İşçiye bordro imzalatılmadığı halde, fazla çalışma ücreti tahakkuklarını da içeren her ay değişik miktarlarda ücret ödemelerinin banka kanalıyla yapılması durumunda ise işçinin ihtirazi kayıt ileri sürmesi beklenemeyeceğinden, ödenenin üzerinde fazla çalışma yapıldığının her türlü delil ile ispatı mümkündür.
Somut uyuşmazlıkta; Mahkemece davacı tanıklarının dahi fazla mesai yapıldığı takdirde karşılığının ödendiğini beyan ettikleri bu durumda davacının bordrolarda yer alandan çok fazla mesai çalışması yaptığını ve tahakkuk bulunmayan aylarda da fazla mesai çalışması yaptığı hususunu ispatlayamadığı gerekçesiyle fazla çalışma ücreti alacağı talebinin reddine karar verilmiş ise de; varılan sonuç dosya içeriği ile örtüşmemektedir. Davacı tanıklarının ödeme yapıldığına ilişkin beyanları ancak kendilerini bağlar. Şu durumda, fazla çalışma ücretinin ödendiğinin işverence yöntemince ispatlandığından söz edilmesi mümkün değildir.
Tanık anlatımlarından, davacının ilkbahar aylarındaki üç hafta dışında haftanın beş günü 08.00-20.00 arası, ayda 3 cumartesi ise 08.00-17.00 arası çalıştığı; yasal ara dinlenme süreleri düşüldüğünde, davacının ilkbahar aylarındaki üç hafta dışında; ayın bir haftasında 7.5 saat, geri kalan üç haftasında ise haftada 15.5 saat fazla çalıştığı sonucuna varılmaktadır.
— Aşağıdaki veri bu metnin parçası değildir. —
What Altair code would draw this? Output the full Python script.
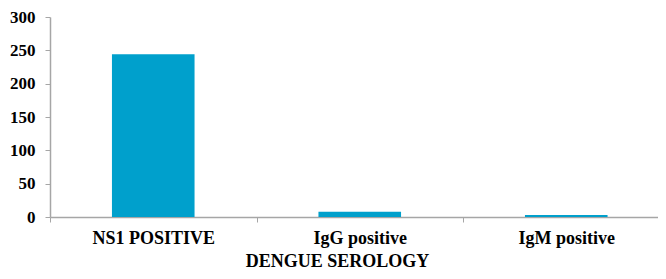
import altair as alt
import pandas as pd

categories = ["NS1 POSITIVE", "IgG positive", "IgM positive"]
values = [244, 8, 3]

df = pd.DataFrame({"cat": categories, "val": values})

FONT = "Liberation Serif"
AXIS_COLOR = "#a6a6a6"

chart = alt.Chart(df).mark_bar(color="#00A0CC", width={"band": 0.4}).encode(
    x=alt.X(
        "cat:N",
        sort=categories,
        title="DENGUE SEROLOGY",
        scale=alt.Scale(paddingInner=0, paddingOuter=0, range=[0, 619.5]),
        axis=alt.Axis(
            labelAngle=0,
            labelFont=FONT,
            labelFontSize=18,
            labelFontWeight="bold",
            labelColor="#000000",
            labelPadding=7,
            titleFont=FONT,
            titleFontSize=18,
            titleFontWeight="bold",
            titleColor="#000000",
            titleX=287,
            titleY=49,
            titleBaseline="alphabetic",
            tickBand="extent",
            tickSize=5,
            tickColor=AXIS_COLOR,
            domainColor=AXIS_COLOR,
            domainWidth=1.5,
        ),
    ),
    y=alt.Y(
        "val:Q",
        title=None,
        scale=alt.Scale(domain=[0, 300], nice=False),
        axis=alt.Axis(
            values=[0, 50, 100, 150, 200, 250, 300],
            grid=False,
            labelFont=FONT,
            labelFontSize=17,
            labelFontWeight="bold",
            labelColor="#000000",
            labelPadding=10,
            tickSize=5,
            tickColor=AXIS_COLOR,
            domainColor=AXIS_COLOR,
            domainWidth=1.5,
        ),
    ),
).properties(
    width=608,
    height=200,
    autosize=alt.AutoSizeParams(type="none"),
    padding={"left": 42, "top": 9, "right": 0, "bottom": 54},
).configure(font=FONT).configure_view(stroke=None)

chart.save("out.html", embed_options={"renderer": "svg", "actions": False})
Mahkemece bu kabule göre fazla çalışma ücret alacağı hesaplatılıp varsa, imzalı ücret bordrolarında zamlı tahakkuk bulunan aylar dışlanarak, bordrolarda tahakkuk olmakla birlikte zamsız olması ya da bordroların imzasız olması halinde ise yapılan ödemeler mahsup edilerek ve tanık anlatımları ile hesaplama yapılacak olması nedeniyle hakkın özünü zedelmeyecek makul oranda bir takdiri indirim ile sonuca gidilmesi yerine yazılı şekilde karar verilmesi de hatalı olup ayrıca bozmayı gerektirmiştir.
Sonuç:
Temyiz olunan kararın yukarıda yazılı sebeplerden BOZULMASINA, peşin alınan temyiz harcının istek halinde davacıya iadesine, 25.10.2018 gününde oybirliği ile karar verildi.